Una lectura precipitada o cargada de prejuicios puede hacernos creer que lo cristiano es enemigo de lo humano, o que otra vez Dios aparece para recortar las libertades del hombre, pero la intención del Señor es invitarnos a buscar la autenticidad de nosotros mismos, huyendo de las apariencias que, tan a menudo, convierten nuestra existencia en un feria (¿o un calvario?) de la vanidades, donde no se es sino lo que las conveniencias imponen. Claro que necesitamos el reconocimiento y la autoestima, pero no por la vía de mendigar el aplauso social, sino por la de andar en la verdad de lo que somos: no somos fachada y no debemos vivir de la palmada en el hombro, que tantas veces acaba en puñalada.
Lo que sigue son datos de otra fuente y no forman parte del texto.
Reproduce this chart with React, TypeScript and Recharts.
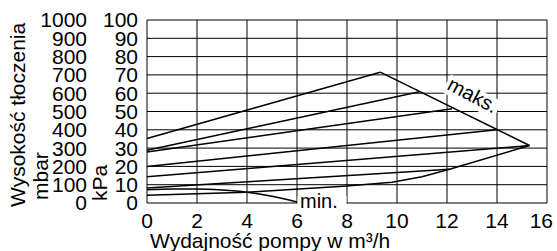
import { LineChart, Line, XAxis, YAxis, CartesianGrid, ReferenceDot, Label } from 'recharts';

const FONT = '"Liberation Sans", Arial, sans-serif';

const flowTicks = [0, 2, 4, 6, 8, 10, 12, 14, 16];
const kpaTicks = [0, 10, 20, 30, 40, 50, 60, 70, 80, 90, 100];
const mbarTicks = [0, 100, 200, 300, 400, 500, 600, 700, 800, 900, 1000];

// q = flow in m³/h, h = head in kPa
const prop1 = [{ q: 0, h: 35.2 }, { q: 9.33, h: 71.5 }];
const prop2 = [{ q: 0, h: 28.8 }, { q: 10.9, h: 60.8 }];
const prop3 = [{ q: 0, h: 27.9 }, { q: 12.2, h: 51.5 }];
const prop4 = [{ q: 0, h: 20.0 }, { q: 14.0, h: 40.0 }];
const prop5 = [{ q: 0, h: 14.3 }, { q: 15.3, h: 31.4 }];
const prop6 = [{ q: 0, h: 8.2 }, { q: 12.1, h: 18.4 }];
const maxCurve = [{ q: 9.33, h: 71.5 }, { q: 15.3, h: 31.4 }];
const lowerCurve = [
  { q: 0, h: 4.2 },
  { q: 4, h: 5.9 },
  { q: 8, h: 9.3 },
  { q: 9.8, h: 11.3 },
  { q: 11, h: 14.3 },
  { q: 12.1, h: 18.4 },
  { q: 15.3, h: 31.4 },
];
const minCurve = [
  { q: 0, h: 7.3 },
  { q: 1, h: 7.6 },
  { q: 2, h: 7.7 },
  { q: 3, h: 7.1 },
  { q: 4, h: 5.9 },
  { q: 5, h: 3.7 },
  { q: 6, h: 0.6 },
];

const straight = [prop1, prop2, prop3, prop4, prop5, prop6, maxCurve, lowerCurve];

const minLabelAt = { q: 6, h: 0 };
const maxLabelAt = { q: 13, h: 58 };

// kPa and mbar tick labels share one axis, mbar column sits 51px further left
function HeadTick(props: any) {
  const { x, y, index } = props;
  return (
    <g fontFamily={FONT} fontSize={21} fill="#000">
      <text x={x} y={y} dy="0.355em" textAnchor="end">{kpaTicks[index]}</text>
      <text x={x - 51} y={y} dy="0.355em" textAnchor="end">{mbarTicks[index]}</text>
    </g>
  );
}

function FlowTick(props: any) {
  const { x, y, index } = props;
  const last = index === flowTicks.length - 1;
  return (
    <text
      x={last ? x + 6 : x}
      y={y}
      dy="0.71em"
      textAnchor={last ? 'end' : 'middle'}
      fontFamily={FONT}
      fontSize={21}
      fill="#000"
    >
      {flowTicks[index]}
    </text>
  );
}

function HeadTitles(props: any) {
  const { x, y, height } = props.viewBox;
  const bottom = y + height;
  const x1 = x + 25;
  const y1 = bottom + 4;
  const x2 = x + 48;
  const y2 = bottom - 3;
  const x3 = x + 107;
  const y3 = bottom - 2;
  return (
    <g fontFamily={FONT} fontSize={21} fill="#000">
      <text x={x1} y={y1} transform={`rotate(-90 ${x1} ${y1})`}>Wysokość tłoczenia</text>
      <text x={x2} y={y2} transform={`rotate(-90 ${x2} ${y2})`}>mbar</text>
      <text x={x3} y={y3} transform={`rotate(-90 ${x3} ${y3})`}>kPa</text>
    </g>
  );
}

function FlowTitle(props: any) {
  const { x, y, height } = props.viewBox;
  return (
    <text x={x + 3} y={y + height - 3} fontFamily={FONT} fontSize={21} fill="#000">
      Wydajność pompy w m³/h
    </text>
  );
}

function MinLabel(props: any) {
  const { x, y, width, height } = props.viewBox;
  const cx = x + width / 2;
  const cy = y + height / 2;
  return (
    <g>
      <rect x={cx + 0.5} y={cy - 7} width={49} height={14} fill="#fff" />
      <text x={cx + 3} y={cy + 5} fontFamily={FONT} fontSize={20} fill="#000">min.</text>
    </g>
  );
}

function MaxLabel(props: any) {
  const { x, y, width, height } = props.viewBox;
  const cx = x + width / 2;
  const cy = y + height / 2;
  return (
    <g transform={`rotate(28 ${cx} ${cy})`}>
      <rect x={cx - 29} y={cy - 10} width={58} height={20} fill="#fff" />
      <text x={cx} y={cy + 5} textAnchor="middle" fontFamily={FONT} fontSize={20} fill="#000">maks.</text>
    </g>
  );
}

export default function App() {
  return (
    <div style={{ position: 'absolute', left: 0, top: 0, background: '#fff' }}>
      <LineChart width={557} height={251} margin={{ top: 20, right: 10, bottom: 0, left: 0 }}>
        <CartesianGrid stroke="#000" strokeWidth={1} yAxisId="kpa" />
        <XAxis
          type="number"
          dataKey="q"
          domain={[0, 16]}
          ticks={flowTicks}
          interval={0}
          axisLine={false}
          tickLine={false}
          tickSize={0}
          tickMargin={10}
          height={48}
          tick={<FlowTick />}
        >
          <Label content={FlowTitle} />
        </XAxis>
        <YAxis
          yAxisId="kpa"
          type="number"
          domain={[0, 100]}
          ticks={kpaTicks}
          interval={0}
          width={147}
          axisLine={false}
          tickLine={false}
          tickSize={0}
          tickMargin={9}
          tick={<HeadTick />}
        >
          <Label content={HeadTitles} />
        </YAxis>
        {straight.map((d, i) => (
          <Line
            key={i}
            yAxisId="kpa"
            data={d}
            dataKey="h"
            type="linear"
            stroke="#000"
            strokeWidth={1.5}
            dot={false}
            activeDot={false}
            isAnimationActive={false}
          />
        ))}
        <Line
          yAxisId="kpa"
          data={minCurve}
          dataKey="h"
          type="monotone"
          stroke="#000"
          strokeWidth={1.5}
          dot={false}
          activeDot={false}
          isAnimationActive={false}
        />
        <ReferenceDot yAxisId="kpa" x={minLabelAt.q} y={minLabelAt.h} r={1} fill="none" stroke="none" label={<MinLabel />} />
        <ReferenceDot yAxisId="kpa" x={maxLabelAt.q} y={maxLabelAt.h} r={1} fill="none" stroke="none" label={<MaxLabel />} />
      </LineChart>
    </div>
  );
}
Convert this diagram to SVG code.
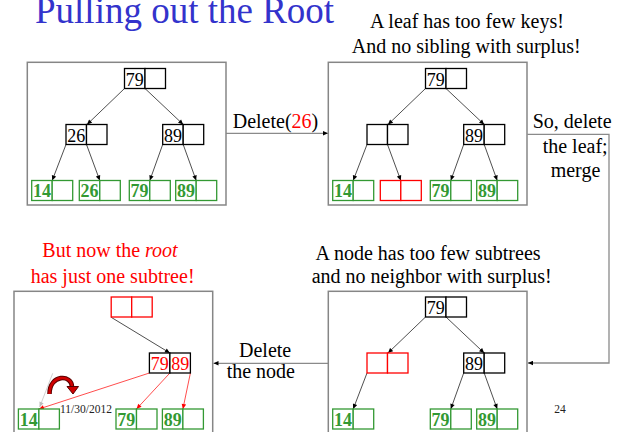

Humildad, sí, de la conciencia de nuestras fuerzas, muchas o pocas, que están para ser puestas al servicio de los otros, del reconocimiento de nuestra pequeñez y limitación, pero, al mismo tiempo, de nuestra capacidad para crecer y conseguir lo increíble, porque nos sentimos, nada menos, que hijos de Dios.

La segunda idea de evangelio de este domingo, nos mete de lleno en la caridad. El sistema de intercambio que ha acompañado al hombre desde sus inicios, “te doy para que me des”, se hace añicos  al oír la propuesta de Jesús: te doy para que no me lo devuelvas, o más exigente si cabe, te doy porque no me lo puedes devolver. Sólo desde la conciencia de gratuidad de quien se siente agraciado por Dios se puede entender y atender la propuesta de Jesús. Nos recuerda aquel pasaje, también de Lucas, de la pecadora arrepentida que enjugaba con sus cabellos los pies del Señor: al que mucho se le perdona, ama mucho; a quien poco, ama poco. Ese círculo de hierro del te doy y tú me das del intercambio, sólo lo puede romper quien sabe que lo que tiene, poco o mucho, lo ha recibido de Dios, y por eso no tiene reparo en compartirlo. Sólo la certeza de haber recibido primero, produce el milagro de quebrar nuestro egoísmo. “Gratis habéis recibido, dad gratis.”, nos dice Jesús.

La gratitud, el deseo de servicio, la generosidad, no nacen de una transacción comercial, sino de la convicción profunda y sincera de haber recibido de Dios el regalo de su amor y su misericordia, sin los que es imposible compartir nada con los que no pueden pagarnos.